■ TASK BRIEF
Across the data below, how many lines hold "chart"? Answer with that number and nothing else.

■ GIVEN INFORMATION
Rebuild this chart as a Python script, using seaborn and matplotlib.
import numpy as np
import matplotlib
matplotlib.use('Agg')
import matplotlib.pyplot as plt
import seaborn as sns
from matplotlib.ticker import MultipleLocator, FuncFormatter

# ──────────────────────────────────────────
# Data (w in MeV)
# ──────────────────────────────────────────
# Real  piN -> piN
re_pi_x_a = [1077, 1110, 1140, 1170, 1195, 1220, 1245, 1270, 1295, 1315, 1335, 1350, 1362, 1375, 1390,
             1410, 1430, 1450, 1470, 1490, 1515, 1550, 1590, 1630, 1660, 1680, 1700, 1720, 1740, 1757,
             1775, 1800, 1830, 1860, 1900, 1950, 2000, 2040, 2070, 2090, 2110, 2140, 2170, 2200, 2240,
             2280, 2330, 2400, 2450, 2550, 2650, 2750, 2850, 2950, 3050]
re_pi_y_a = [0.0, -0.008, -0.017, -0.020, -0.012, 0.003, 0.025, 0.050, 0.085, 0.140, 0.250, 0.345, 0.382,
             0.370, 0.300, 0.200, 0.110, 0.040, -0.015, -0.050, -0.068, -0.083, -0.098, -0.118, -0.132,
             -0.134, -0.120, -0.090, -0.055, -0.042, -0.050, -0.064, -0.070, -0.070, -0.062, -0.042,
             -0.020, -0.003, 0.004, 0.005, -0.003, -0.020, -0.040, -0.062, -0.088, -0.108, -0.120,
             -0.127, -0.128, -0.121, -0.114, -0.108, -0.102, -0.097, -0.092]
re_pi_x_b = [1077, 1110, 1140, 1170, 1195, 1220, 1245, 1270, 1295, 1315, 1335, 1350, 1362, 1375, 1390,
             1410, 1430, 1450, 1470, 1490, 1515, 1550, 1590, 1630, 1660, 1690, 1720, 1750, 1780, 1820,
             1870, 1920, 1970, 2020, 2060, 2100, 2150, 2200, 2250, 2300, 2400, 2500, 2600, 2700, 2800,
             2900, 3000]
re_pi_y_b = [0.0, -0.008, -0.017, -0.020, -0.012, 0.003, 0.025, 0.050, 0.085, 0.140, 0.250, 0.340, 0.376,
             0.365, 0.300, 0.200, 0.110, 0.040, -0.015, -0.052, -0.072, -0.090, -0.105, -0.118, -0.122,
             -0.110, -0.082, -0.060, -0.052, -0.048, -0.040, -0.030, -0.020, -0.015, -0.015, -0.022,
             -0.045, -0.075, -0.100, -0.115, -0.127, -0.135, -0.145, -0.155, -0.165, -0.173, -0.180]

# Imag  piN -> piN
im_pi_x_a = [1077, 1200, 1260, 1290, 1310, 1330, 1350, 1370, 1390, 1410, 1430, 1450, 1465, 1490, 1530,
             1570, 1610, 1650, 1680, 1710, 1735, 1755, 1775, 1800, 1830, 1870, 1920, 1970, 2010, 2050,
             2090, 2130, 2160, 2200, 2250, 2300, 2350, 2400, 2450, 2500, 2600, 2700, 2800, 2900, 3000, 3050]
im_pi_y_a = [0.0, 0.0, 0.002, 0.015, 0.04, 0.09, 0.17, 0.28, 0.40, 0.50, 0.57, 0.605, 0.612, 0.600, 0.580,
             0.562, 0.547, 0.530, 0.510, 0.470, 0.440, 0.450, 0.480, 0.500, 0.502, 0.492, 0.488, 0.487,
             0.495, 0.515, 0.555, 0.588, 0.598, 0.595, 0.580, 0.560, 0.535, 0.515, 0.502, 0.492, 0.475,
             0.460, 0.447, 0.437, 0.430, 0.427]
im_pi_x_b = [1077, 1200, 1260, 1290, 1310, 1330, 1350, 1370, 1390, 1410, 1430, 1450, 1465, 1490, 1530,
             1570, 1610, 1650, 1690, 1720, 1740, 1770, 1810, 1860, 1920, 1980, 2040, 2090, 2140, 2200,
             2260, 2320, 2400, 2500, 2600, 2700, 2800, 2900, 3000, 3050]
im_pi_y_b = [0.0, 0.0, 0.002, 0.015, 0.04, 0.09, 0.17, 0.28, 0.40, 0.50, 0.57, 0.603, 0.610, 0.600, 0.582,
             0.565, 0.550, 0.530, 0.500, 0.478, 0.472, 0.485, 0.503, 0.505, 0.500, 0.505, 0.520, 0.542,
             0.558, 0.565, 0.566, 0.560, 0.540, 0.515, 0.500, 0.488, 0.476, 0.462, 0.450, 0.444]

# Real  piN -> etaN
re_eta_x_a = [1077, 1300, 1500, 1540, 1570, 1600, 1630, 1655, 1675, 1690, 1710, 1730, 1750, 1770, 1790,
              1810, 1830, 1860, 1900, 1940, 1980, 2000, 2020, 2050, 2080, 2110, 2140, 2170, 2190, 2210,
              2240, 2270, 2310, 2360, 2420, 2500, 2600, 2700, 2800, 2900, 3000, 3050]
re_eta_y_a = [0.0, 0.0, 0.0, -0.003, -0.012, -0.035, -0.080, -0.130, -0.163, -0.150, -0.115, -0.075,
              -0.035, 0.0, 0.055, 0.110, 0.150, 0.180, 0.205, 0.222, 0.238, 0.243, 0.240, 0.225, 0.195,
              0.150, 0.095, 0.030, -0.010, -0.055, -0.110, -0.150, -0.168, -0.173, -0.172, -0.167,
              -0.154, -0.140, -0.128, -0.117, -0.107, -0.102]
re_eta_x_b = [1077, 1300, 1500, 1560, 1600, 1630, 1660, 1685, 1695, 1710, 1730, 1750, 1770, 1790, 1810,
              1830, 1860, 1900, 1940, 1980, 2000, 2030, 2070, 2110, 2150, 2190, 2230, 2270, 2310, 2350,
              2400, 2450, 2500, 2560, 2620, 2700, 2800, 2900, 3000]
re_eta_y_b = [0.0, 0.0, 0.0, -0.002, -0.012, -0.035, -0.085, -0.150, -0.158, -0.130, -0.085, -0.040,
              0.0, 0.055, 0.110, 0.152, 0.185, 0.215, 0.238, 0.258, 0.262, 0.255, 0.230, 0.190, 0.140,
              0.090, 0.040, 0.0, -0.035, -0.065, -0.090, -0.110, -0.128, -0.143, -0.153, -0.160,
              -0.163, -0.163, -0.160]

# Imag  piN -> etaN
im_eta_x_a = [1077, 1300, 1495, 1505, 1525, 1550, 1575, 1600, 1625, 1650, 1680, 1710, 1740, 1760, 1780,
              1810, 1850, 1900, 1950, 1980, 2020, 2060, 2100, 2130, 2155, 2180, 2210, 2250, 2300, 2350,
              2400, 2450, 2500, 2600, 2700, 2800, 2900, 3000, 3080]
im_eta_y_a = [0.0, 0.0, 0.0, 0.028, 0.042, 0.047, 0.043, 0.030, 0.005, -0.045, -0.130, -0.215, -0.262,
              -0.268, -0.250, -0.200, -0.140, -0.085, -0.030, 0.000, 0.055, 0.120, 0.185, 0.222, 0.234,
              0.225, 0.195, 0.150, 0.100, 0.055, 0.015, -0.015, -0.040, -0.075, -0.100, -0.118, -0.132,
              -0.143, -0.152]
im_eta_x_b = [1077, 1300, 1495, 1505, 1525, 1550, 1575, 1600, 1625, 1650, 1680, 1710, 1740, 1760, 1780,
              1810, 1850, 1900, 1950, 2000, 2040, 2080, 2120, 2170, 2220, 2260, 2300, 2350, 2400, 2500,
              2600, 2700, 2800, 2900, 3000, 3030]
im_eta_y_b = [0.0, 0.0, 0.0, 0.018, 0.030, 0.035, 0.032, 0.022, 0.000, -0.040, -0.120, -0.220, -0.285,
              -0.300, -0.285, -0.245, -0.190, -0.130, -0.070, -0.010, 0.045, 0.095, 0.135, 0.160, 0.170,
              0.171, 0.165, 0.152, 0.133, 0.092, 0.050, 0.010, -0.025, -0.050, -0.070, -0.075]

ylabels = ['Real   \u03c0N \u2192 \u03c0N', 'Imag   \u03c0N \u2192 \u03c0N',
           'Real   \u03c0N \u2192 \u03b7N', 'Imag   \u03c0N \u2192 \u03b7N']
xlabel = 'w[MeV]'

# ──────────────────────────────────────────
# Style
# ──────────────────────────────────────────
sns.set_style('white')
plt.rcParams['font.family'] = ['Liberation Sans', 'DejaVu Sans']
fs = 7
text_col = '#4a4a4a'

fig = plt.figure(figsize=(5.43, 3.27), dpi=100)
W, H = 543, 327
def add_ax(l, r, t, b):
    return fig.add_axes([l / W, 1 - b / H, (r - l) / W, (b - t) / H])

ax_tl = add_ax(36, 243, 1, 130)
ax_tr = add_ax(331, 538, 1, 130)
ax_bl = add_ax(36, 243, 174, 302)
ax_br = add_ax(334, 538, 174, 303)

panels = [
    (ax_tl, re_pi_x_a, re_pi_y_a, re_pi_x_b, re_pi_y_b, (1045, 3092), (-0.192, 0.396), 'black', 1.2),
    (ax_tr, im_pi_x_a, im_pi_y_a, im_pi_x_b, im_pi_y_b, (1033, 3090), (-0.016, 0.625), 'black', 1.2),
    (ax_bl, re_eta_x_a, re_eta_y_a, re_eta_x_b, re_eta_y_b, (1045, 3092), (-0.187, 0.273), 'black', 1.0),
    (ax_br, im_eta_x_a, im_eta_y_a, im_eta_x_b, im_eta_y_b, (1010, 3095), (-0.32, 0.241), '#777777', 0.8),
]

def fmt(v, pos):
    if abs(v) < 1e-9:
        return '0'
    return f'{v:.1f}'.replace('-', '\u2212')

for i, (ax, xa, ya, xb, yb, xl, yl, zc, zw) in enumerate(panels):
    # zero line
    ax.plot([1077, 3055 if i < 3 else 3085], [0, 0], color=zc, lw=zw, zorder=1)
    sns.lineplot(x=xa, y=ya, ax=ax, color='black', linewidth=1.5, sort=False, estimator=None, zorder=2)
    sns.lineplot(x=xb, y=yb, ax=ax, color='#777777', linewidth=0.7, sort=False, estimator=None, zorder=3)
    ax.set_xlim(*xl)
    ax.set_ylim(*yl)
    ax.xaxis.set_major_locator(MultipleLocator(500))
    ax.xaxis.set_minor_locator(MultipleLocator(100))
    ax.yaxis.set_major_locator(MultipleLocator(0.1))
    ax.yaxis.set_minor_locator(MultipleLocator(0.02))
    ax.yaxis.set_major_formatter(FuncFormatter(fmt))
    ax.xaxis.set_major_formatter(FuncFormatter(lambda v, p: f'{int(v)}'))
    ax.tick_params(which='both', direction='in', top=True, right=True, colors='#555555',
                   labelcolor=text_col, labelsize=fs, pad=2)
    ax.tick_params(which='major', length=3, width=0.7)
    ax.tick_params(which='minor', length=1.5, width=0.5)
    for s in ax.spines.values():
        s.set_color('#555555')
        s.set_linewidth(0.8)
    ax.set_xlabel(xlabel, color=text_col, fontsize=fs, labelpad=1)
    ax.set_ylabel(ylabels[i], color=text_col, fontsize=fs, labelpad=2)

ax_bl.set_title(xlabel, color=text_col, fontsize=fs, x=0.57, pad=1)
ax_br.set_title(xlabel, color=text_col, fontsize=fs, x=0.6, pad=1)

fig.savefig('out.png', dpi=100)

* * *

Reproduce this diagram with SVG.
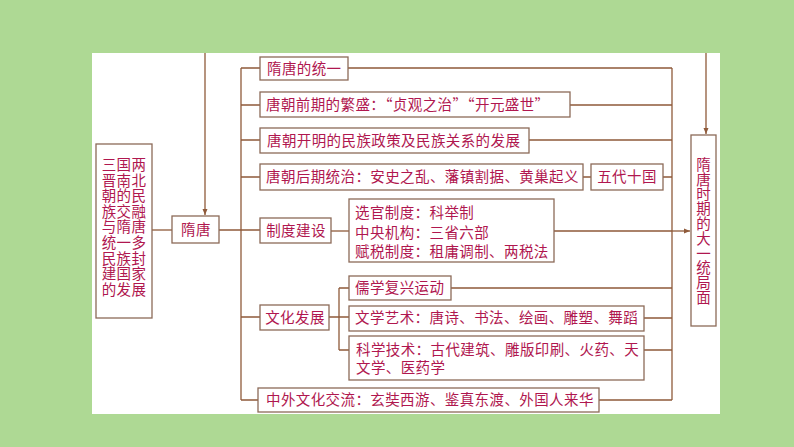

* * *

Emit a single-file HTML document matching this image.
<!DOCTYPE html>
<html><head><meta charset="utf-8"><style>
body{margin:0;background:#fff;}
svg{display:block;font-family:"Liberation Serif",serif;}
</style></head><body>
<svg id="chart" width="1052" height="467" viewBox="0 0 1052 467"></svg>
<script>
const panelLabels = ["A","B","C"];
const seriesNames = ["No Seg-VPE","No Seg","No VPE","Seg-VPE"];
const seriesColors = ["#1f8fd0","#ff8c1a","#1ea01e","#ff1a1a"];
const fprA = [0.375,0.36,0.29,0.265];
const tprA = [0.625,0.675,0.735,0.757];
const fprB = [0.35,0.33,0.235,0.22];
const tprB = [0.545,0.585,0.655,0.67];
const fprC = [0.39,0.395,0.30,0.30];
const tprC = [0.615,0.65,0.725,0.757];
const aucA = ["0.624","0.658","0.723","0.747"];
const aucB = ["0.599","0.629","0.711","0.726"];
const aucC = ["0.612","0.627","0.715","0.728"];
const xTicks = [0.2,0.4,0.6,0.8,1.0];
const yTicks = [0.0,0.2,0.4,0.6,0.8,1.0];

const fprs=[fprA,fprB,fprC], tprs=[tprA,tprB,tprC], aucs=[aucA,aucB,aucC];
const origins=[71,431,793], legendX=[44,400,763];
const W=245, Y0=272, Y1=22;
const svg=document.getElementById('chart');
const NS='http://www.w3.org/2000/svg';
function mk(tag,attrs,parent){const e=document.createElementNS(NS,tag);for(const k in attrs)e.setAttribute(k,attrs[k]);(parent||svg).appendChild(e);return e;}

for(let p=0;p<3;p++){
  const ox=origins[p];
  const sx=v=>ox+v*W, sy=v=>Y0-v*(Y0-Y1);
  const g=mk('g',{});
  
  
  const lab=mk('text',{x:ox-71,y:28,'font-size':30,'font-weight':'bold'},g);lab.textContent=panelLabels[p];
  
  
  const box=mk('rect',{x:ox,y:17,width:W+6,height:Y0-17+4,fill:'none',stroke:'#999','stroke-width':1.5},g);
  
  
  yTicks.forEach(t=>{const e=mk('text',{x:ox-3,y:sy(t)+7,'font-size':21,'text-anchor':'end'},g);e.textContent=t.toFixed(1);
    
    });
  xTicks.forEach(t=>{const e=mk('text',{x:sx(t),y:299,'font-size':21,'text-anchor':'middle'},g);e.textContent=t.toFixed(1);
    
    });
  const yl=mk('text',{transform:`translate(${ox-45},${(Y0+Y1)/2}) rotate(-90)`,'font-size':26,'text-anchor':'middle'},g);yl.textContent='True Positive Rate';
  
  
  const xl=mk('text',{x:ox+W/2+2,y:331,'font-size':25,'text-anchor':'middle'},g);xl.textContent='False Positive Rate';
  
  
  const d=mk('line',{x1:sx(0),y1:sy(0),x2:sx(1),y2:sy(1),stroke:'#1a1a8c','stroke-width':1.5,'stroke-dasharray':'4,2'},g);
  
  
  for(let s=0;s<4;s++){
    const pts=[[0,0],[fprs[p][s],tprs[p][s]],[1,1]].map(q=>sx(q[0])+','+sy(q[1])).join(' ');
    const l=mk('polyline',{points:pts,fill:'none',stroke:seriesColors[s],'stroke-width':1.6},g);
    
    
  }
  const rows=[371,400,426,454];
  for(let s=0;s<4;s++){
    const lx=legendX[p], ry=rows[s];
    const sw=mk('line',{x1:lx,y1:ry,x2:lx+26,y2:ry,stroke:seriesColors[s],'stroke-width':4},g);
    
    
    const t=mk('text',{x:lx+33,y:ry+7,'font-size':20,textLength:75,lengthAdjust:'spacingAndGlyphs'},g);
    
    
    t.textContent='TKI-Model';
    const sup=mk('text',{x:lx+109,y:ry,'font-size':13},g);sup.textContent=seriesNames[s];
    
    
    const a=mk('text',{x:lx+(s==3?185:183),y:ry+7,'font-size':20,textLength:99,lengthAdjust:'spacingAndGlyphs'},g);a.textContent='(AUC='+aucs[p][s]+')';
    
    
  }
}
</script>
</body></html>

■ FULL RESPONSE
3